Unable to sever ties with broader financial movements, U.S. crude oil futures failed to rally on the New York Mercantile Exchange Friday as a firmer greenback put pressure on the dollar-denominated energy commodity.
Ultimately, the price of light, sweet crude oil tumbled nearly a $1 less than yesterday's final price tag on the NYMEX, landing at the bottom of its current trading range at $75.47 a barrel. Heading in the opposite direction of its energy counterpart, natural gas spot prices at the Henry Hub rose to $4.586 per thousand cubic feet.
"Crude oil closed lower -- no real surprise there," commented Darin Newsom, senior analyst with DTN, a market information service in Omaha, Nebraska.
He continued, "We had the unemployment numbers out first thing this morning -- unemployment dropped to 10% -- and the initial reaction of the crude oil market was to rally on the idea that because the economy is showing signs of improvement, people are going to be driving more. But then, reality set in."
The underlying reality of the crude oil market is, of course, that fundamentals are "still bearish and growing even more bearish as shown by the action in the spreads today," according to Newsom.
Underscored by recent EIA data reports, domestic gasoline stocks rose last week and a fourth injection into the U.S.'s burgeoning natural gas supplies indicates that near term energy prices are instead reflecting accelerated commercial buying as a hedge against inflation.
Will Dollar's Rise Push Crude Under Current Range?

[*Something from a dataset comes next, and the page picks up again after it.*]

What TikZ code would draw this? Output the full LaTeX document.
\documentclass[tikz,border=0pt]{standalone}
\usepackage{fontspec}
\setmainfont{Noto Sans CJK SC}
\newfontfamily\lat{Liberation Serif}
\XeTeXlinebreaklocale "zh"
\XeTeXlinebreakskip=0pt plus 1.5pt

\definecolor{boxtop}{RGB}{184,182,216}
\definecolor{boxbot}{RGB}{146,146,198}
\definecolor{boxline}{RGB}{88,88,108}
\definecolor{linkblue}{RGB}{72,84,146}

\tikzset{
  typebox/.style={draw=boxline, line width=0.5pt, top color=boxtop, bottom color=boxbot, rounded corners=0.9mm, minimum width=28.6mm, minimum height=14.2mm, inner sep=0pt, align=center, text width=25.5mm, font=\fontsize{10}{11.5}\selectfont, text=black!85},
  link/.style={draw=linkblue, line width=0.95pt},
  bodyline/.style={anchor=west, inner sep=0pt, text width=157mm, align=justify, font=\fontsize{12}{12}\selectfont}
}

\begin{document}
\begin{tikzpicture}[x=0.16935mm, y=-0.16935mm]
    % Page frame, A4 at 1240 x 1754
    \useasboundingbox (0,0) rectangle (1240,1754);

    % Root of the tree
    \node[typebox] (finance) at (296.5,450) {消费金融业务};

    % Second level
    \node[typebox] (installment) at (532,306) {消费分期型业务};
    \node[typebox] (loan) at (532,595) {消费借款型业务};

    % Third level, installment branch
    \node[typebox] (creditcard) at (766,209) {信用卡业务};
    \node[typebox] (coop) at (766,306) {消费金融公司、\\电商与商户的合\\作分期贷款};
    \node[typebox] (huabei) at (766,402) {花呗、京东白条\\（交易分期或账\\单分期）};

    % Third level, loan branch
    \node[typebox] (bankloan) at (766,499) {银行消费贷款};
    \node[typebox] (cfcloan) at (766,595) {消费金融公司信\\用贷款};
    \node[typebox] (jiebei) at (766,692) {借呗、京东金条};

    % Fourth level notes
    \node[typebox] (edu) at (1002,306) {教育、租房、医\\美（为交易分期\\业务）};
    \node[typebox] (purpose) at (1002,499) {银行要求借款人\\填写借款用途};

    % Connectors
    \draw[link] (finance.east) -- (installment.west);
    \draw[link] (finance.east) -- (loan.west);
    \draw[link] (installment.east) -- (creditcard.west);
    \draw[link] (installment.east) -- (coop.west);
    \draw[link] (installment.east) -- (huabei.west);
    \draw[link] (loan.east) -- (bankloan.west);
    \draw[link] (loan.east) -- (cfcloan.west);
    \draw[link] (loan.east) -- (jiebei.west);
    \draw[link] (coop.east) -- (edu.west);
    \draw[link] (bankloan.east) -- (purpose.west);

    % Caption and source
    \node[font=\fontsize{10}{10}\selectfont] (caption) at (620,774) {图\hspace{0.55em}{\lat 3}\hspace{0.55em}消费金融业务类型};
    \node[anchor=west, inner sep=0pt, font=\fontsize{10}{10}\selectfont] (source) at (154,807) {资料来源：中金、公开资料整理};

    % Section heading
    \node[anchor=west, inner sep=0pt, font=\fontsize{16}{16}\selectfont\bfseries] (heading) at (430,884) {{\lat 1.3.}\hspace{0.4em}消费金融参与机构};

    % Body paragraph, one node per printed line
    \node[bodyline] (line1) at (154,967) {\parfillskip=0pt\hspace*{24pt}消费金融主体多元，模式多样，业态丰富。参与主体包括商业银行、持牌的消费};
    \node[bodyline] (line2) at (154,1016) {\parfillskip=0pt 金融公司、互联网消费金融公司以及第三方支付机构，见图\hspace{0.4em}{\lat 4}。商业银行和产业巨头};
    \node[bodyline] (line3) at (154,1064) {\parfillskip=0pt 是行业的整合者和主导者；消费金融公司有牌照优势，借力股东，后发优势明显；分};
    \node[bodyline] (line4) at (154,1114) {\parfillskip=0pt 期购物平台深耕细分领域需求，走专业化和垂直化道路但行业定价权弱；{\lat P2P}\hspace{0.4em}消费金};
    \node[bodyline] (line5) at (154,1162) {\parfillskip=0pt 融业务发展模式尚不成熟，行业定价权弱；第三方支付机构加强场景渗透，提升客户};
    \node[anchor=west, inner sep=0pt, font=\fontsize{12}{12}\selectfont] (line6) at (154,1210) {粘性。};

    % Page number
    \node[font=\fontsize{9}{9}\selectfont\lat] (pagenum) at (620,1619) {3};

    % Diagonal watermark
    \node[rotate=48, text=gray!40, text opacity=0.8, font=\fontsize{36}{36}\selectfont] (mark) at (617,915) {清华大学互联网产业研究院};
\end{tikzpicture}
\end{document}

Punctuating crude's downward movement today, the dollar gained against a basket of major currencies led by encouraging jobs data out of the U.S., which nipped an earlier rally in the bud. Whether the rise in the U.S. currency's index will sustain itself next week remains to be seen.
"With the strength of the dollar we saw energy markets come down. Fundamentally, crude oil remains overpriced. We've got the contango going out at around $1.80 and continuing to widen, which reflects a more bearish supply-and-demand sitution. Therefore, if the speculative side of the market reacts on the idea that inflation isn't going to come, the dollar's going to rally and interests rates are going to go up, they start backing out of commodities and looking for other investment opportunities," Newsom explained.
"Then the market has nothing to come back to with fundamentals as they currently stand, which could lead to a sizeable sell off if this chain of events occurs."